Upon successful completion of the course, students should be able to:

  • Perform at a level equivalent to Level A2 of the Common European Framework of Reference for Languages.
  • Demonstrate a theoretical and practical understanding of complex Latin grammar and syntax.
  • Demonstrate the acquisition of an extended common vocabulary as well as the ability to identify roots and cognates in English and possibly other languages.
  • Carry out translations from and into Latin of semi-authentic texts, demonstrating command of register, style, etymology and idiomatic structures.
  • Read (mostly) authentic texts in Latin with confidence in order to extract detailed information on life, religion, traditions and literature of the Roman civilisation.
  • Progress independently in their specialist study of the language in relation to their own field of interest, using tools such as paper and online grammar reference books, dictionaries and parallel texts.
  • Demonstrate competence in a number of transferable skills such as IT skills, presenting information, taking intercultural differences and language barriers into account, learning independently.

Set Textbook:

  • Oxford Latin Course, Part 3: Student's Book (2nd Edition), Balme, M. and Morwood, J. (OUP: 1997), ISBN: 978-0199122288.
  • Collins Latin Dictionary & Grammar, (COLLINS: 2006), ISBN:978-0007224395

Recommended Textbook:

  • N/A.

Summative assessment (compulsory for credited students):

  • Independent Study Record: Online Blackboard submission by the Friday of Week 11. The final mark of the module is capped if the ISR is not submitted, submitted late, or unsatisfactorily completed.
  • Written Test (20%): In-class translation from Latin into English in Week 9.
  • Written Examination (80%):  2-hour assessment during the examination period including grammar exercises and a translation from Latin into English.

Formative assessment: One piece of set written homework and one in-class written test.

Feedback: In addition to on-going individual and collective feedback during class-activities, all learners are encouraged to submit the formative assessment for individual correction and feedback during the semester.

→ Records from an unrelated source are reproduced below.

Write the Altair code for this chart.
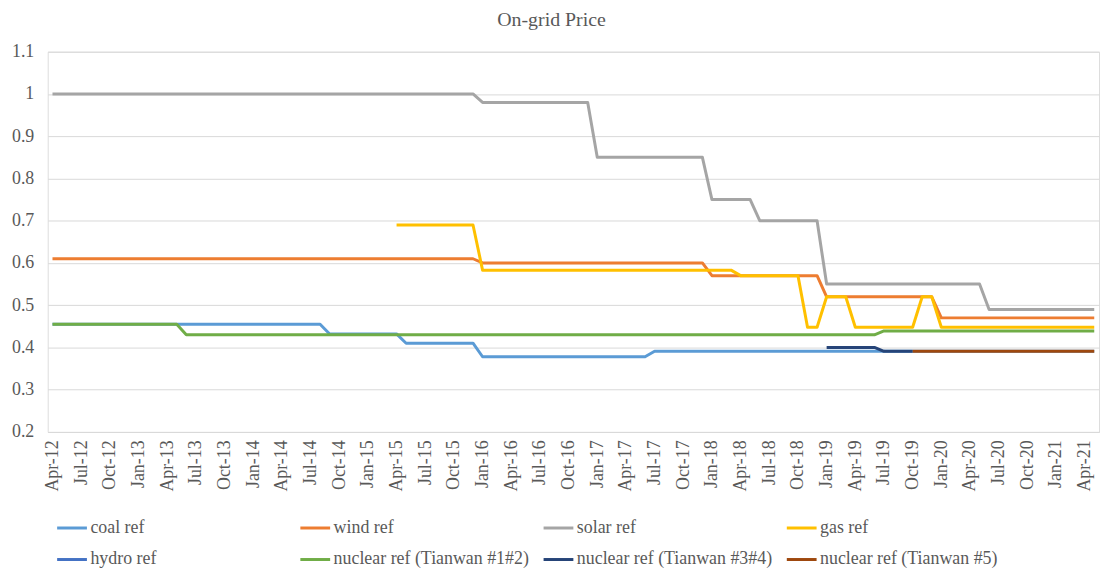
import altair as alt
import pandas as pd

# ---- data -------------------------------------------------------------
MONTHS = list(pd.date_range("2012-04-01", "2021-05-01", freq="MS").strftime("%b-%y"))
TICK_LABELS = MONTHS[::3]  # Apr-12, Jul-12, ... Apr-21

SERIES = ["coal ref", "wind ref", "solar ref", "gas ref", "hydro ref",
          "nuclear ref (Tianwan #1#2)", "nuclear ref (Tianwan #3#4)",
          "nuclear ref (Tianwan #5)"]
COLORS = ["#5B9BD5", "#ED7D31", "#A5A5A5", "#FFC000", "#4472C4",
          "#70AD47", "#264478", "#9E480E"]

# price levels: (first month of the level, value), last month
coal_ref = [("Apr-12", 0.455), ("Sep-14", 0.432), ("May-15", 0.41),
            ("Jan-16", 0.378), ("Jul-17", 0.391)]
coal_last = "May-21"
wind_ref = [("Apr-12", 0.61), ("Jan-16", 0.60), ("Jan-18", 0.57),
            ("Jan-19", 0.52), ("Jan-20", 0.47)]
wind_last = "May-21"
solar_ref = [("Apr-12", 1.00), ("Jan-16", 0.98), ("Jan-17", 0.85),
             ("Jan-18", 0.75), ("Jun-18", 0.70), ("Jan-19", 0.55),
             ("Jun-20", 0.49)]
solar_last = "May-21"
gas_ref = [("Apr-15", 0.69), ("Jan-16", 0.583), ("Apr-18", 0.57),
           ("Nov-18", 0.448), ("Jan-19", 0.52), ("Apr-19", 0.448),
           ("Nov-19", 0.52), ("Jan-20", 0.448)]
gas_last = "May-21"
hydro_ref = []
hydro_last = None
nuclear12_ref = [("Apr-12", 0.455), ("Jun-13", 0.43), ("Jul-19", 0.439)]
nuclear12_last = "May-21"
nuclear34_ref = [("Jan-19", 0.40), ("Jul-19", 0.391)]
nuclear34_last = "Oct-19"
nuclear5_ref = [("Oct-19", 0.391)]
nuclear5_last = "May-21"

LEVELS = [(coal_ref, coal_last), (wind_ref, wind_last), (solar_ref, solar_last),
          (gas_ref, gas_last), (hydro_ref, hydro_last),
          (nuclear12_ref, nuclear12_last), (nuclear34_ref, nuclear34_last),
          (nuclear5_ref, nuclear5_last)]

rows = []
for name, (levels, last) in zip(SERIES, LEVELS):
    if not levels:
        continue
    end = MONTHS.index(last)
    for i, (start, val) in enumerate(levels):
        s = MONTHS.index(start)
        e = MONTHS.index(levels[i + 1][0]) - 1 if i + 1 < len(levels) else end
        for m in range(s, e + 1):
            rows.append({"month": MONTHS[m], "series": name, "value": val})
df = pd.DataFrame(rows)

FONT = "Liberation Serif"
GREY = "#595959"

chart = alt.Chart(df).mark_line(strokeWidth=3, strokeJoin="round", strokeCap="butt").encode(
    x=alt.X("month:O", sort=MONTHS,
            scale=alt.Scale(type="point", padding=0.5, domain=MONTHS),
            axis=alt.Axis(values=TICK_LABELS, labelAngle=270, title=None, ticks=False,
                          grid=False, domainColor="#D9D9D9", domainWidth=1,
                          labelFont=FONT, labelFontSize=18, labelColor=GREY,
                          labelPadding=8, labelOverlap=False)),
    y=alt.Y("value:Q",
            scale=alt.Scale(domain=[0.2, 1.1], nice=False, zero=False),
            axis=alt.Axis(values=[0.2, 0.3, 0.4, 0.5, 0.6, 0.7, 0.8, 0.9, 1.0, 1.1],
                          format=".1~f", title=None, ticks=False, domain=False,
                          gridColor="#D9D9D9", gridWidth=1,
                          labelFont=FONT, labelFontSize=18, labelColor=GREY,
                          labelPadding=14)),
    color=alt.Color("series:N", sort=SERIES,
                    scale=alt.Scale(domain=SERIES, range=COLORS),
                    legend=alt.Legend(title=None, orient="none", legendX=8, legendY=463,
                                      direction="horizontal", columns=4, gridAlign="all",
                                      columnPadding=8, rowPadding=6,
                                      symbolType="stroke", symbolSize=900,
                                      symbolStrokeWidth=3, labelOffset=2,
                                      labelFont=FONT, labelFontSize=18,
                                      labelColor=GREY, labelLimit=400)),
    order=alt.value(0),
).properties(
    width=1059,
    height=383,
    title=alt.TitleParams("On-grid Price", font=FONT, fontSize=20, fontWeight="normal",
                          color=GREY, anchor="middle", dx=-22, offset=13),
    autosize=alt.AutoSizeParams(type="none"),
    padding={"left": 40, "top": 42, "right": 3, "bottom": 136},
).configure_view(stroke=None).configure(background="white")

chart.save("out.html", embed_options={"renderer": "svg", "actions": False})
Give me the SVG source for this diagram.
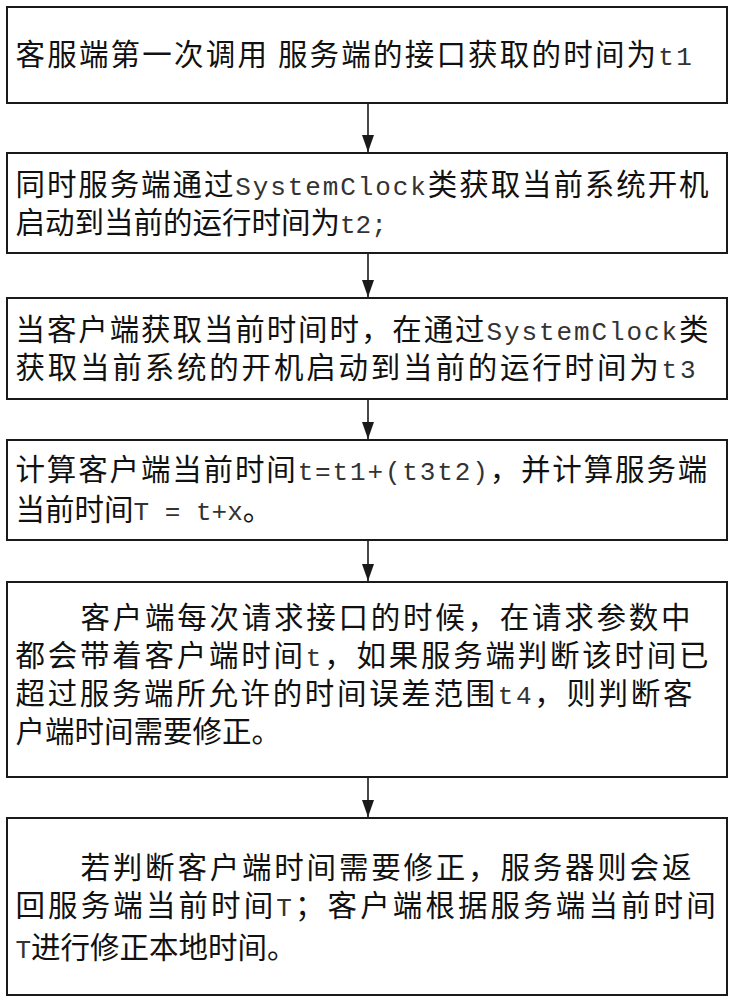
<svg xmlns="http://www.w3.org/2000/svg" width="733" height="1000" viewBox="0 0 733 1000">
<style>
  .box { fill: #ffffff; stroke: #1a1a1a; stroke-width: 2; }
  .t { font-family: "Liberation Mono", "Noto Sans CJK SC", monospace; font-size: 29.5px; fill: #111111; }
  .m { font-family: "Liberation Mono", "DejaVu Sans Mono", monospace; font-size: 26px; fill: #333333; }
  .sp { font-family: "Noto Sans CJK SC", sans-serif; }
  .conn { stroke: #1a1a1a; stroke-width: 1.6; fill: none; }
</style>
<defs>
  <marker id="arrow" markerUnits="userSpaceOnUse" markerWidth="17" markerHeight="12" refX="17" refY="6" orient="auto">
    <path d="M0,0 L17,6 L0,12 z" fill="#1a1a1a"/>
  </marker>
</defs>
<rect x="0" y="0" width="733" height="1000" fill="#ffffff"/>

<g id="connectors">
  <line class="conn" x1="368" y1="103" x2="368" y2="152" marker-end="url(#arrow)"/>
  <line class="conn" x1="368" y1="253" x2="368" y2="297" marker-end="url(#arrow)"/>
  <line class="conn" x1="368" y1="399" x2="368" y2="439" marker-end="url(#arrow)"/>
  <line class="conn" x1="368" y1="540" x2="368" y2="581" marker-end="url(#arrow)"/>
  <line class="conn" x1="368" y1="777" x2="368" y2="817" marker-end="url(#arrow)"/>
</g>

<g id="node1">
  <rect class="box" x="7" y="7" width="720" height="96"/>
  <text class="t" x="15.5" y="65" style="letter-spacing:2.2px">客服端第一次调用<tspan class="sp"> </tspan>服务端的接口获取的时间为<tspan class="m">t1</tspan></text>
</g>

<g id="node2">
  <rect class="box" x="7" y="153" width="720" height="100"/>
  <text class="t" x="15.5" y="195" style="letter-spacing:1.9px">同时服务端通过<tspan class="m">SystemClock</tspan>类获取当前系统开机</text>
  <text class="t" x="15.5" y="233">启动到当前的运行时间为<tspan class="m">t2;</tspan></text>
</g>

<g id="node3">
  <rect class="box" x="7" y="298" width="720" height="101"/>
  <text class="t" x="15.5" y="340" style="letter-spacing:1.9px">当客户端获取当前时间时，在通过<tspan class="m">SystemClock</tspan>类</text>
  <text class="t" x="15.5" y="378" style="letter-spacing:2.8px">获取当前系统的开机启动到当前的运行时间为<tspan class="m">t3</tspan></text>
</g>

<g id="node4">
  <rect class="box" x="7" y="440" width="720" height="100"/>
  <text class="t" x="15.5" y="480" style="letter-spacing:1.85px">计算客户端当前时间<tspan class="m">t=t1+(t3t2)</tspan>，并计算服务端</text>
  <text class="t" x="15.5" y="520">当前时间<tspan class="m" xml:space="preserve">T = t+x</tspan>。</text>
</g>

<g id="node5">
  <rect class="box" x="7" y="582" width="720" height="195"/>
  <text class="t" x="80.5" y="628" style="letter-spacing:2.75px">客户端每次请求接口的时候，在请求参数中</text>
  <text class="t" x="15.5" y="666" style="letter-spacing:2.75px">都会带着客户端时间<tspan class="m">t</tspan>，如果服务端判断该时间已</text>
  <text class="t" x="15.5" y="704" style="letter-spacing:2.65px">超过服务端所允许的时间误差范围<tspan class="m">t4</tspan>，则判断客</text>
  <text class="t" x="15.5" y="742">户端时间需要修正。</text>
</g>

<g id="node6">
  <rect class="box" x="7" y="818" width="720" height="177"/>
  <text class="t" x="80.5" y="878" style="letter-spacing:2.8px">若判断客户端时间需要修正，服务器则会返</text>
  <text class="t" x="15.5" y="916" style="letter-spacing:3.1px">回服务端当前时间<tspan class="m">T</tspan>；客户端根据服务端当前时间</text>
  <text class="t" x="15.5" y="958"><tspan class="m">T</tspan>进行修正本地时间。</text>
</g>
</svg>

This module can be validated as part of the following schemes:

  • Undergraduate degree
  • MLTC Certificate of Attendance or Completion
  • Higher Education Achievement Record
  • Doctoral Development Programme & Research Training Programme

The content of our courses is reviewed annually to make sure it is up-to-date and relevant. Individual modules are occasionally updated or withdrawn. This is in response to discoveries through our world-leading research, funding changes, professional accreditation requirements, student or employer feedback, outcomes of reviews, and variations in staff or student numbers. In the event of any change we'll consult and inform students in good time and take reasonable steps to minimise disruption.